Double chocolate chip cookies

Sometimes, chocolate chip cookies just don’t have enough chocolate. I’m a massive chocoholic, so this is true for me a lot of the time. After trying a few different recipes for the extreme chocolate flavor I was looking for, I stumbled across this dangerous recipe from Leela Cyd for double chocolate chip cookies.

As always, I went way overboard with the chocolate and just used an entire bag of Ghirardelli 60% cocoa chocolate chips. This results in there being almost more chocolate chips than batter. For me, that’s not an issue. Use your best judgement!

Double chocolate chip cookies

Makes about two dozen cookies

1 cup all-purpose flour
1/2 cup cocoa powder
1/2 teaspoon salt
1/2 teaspoon baking soda
4 oz baking chocolate
1 stick (1/2 cup) butter
1 teaspoon vanilla
2 large eggs
1 1/4 cup granulated sugar
1 1/2 cups (8 oz) chocolate chunks or chocolate chips

Preheat your oven to 325.

In a medium bowl, whisk together the flour, cocoa powder, baking soda, and salt. Set aside.

Over low heat, melt the butter and baking chocolate together. Remove from heat and add the vanilla.

If you’ve got a mixer: “In the bowl of a mixer, combine the eggs and sugar and beat at medium speed until light and fluffy, about 3 minutes. Lower the speed to low and beat in the chocolate mixture until well combined.”

If you’re like me and don’t have a mixer: In a large bowl (everything’s going to end up in here), mix together the eggs and sugar for 3-5 minutes until they turn light and fluffy. Add the chocolate mixture and mix it all together until it’s well-combined.

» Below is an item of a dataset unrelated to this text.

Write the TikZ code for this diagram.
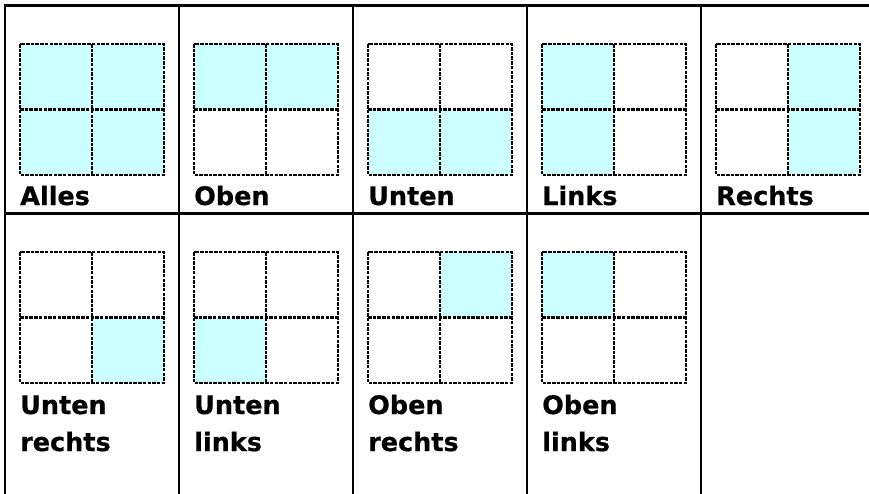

Either way, after you’re done mixing together these add the dry ingredients to the mix, stirring until just combined. Finally, fold in the chocolate chips.

Line a baking sheet with parchment paper and drop twelve 1 to 1 1/2 tbsp chunks of batter onto it.

Bake for 12 minutes or so, making sure that the cookies are still a little underbaked. The heat will continue to cook them even after they’re out of the oven and you don’t want them to dry out. Remove the entire sheet of parchment paper from the baking sheet and place it on a cooling rack until the cookies have cooled down to being just warm and have firmed up a little.

The results

These cookies are amazing. They pack a lot of chocolate flavor without being too heavy or overwhelming. I don’t have much else to say. If you love chocolate, you will love these. If you don’t love chocolate, you’ll probably still love them.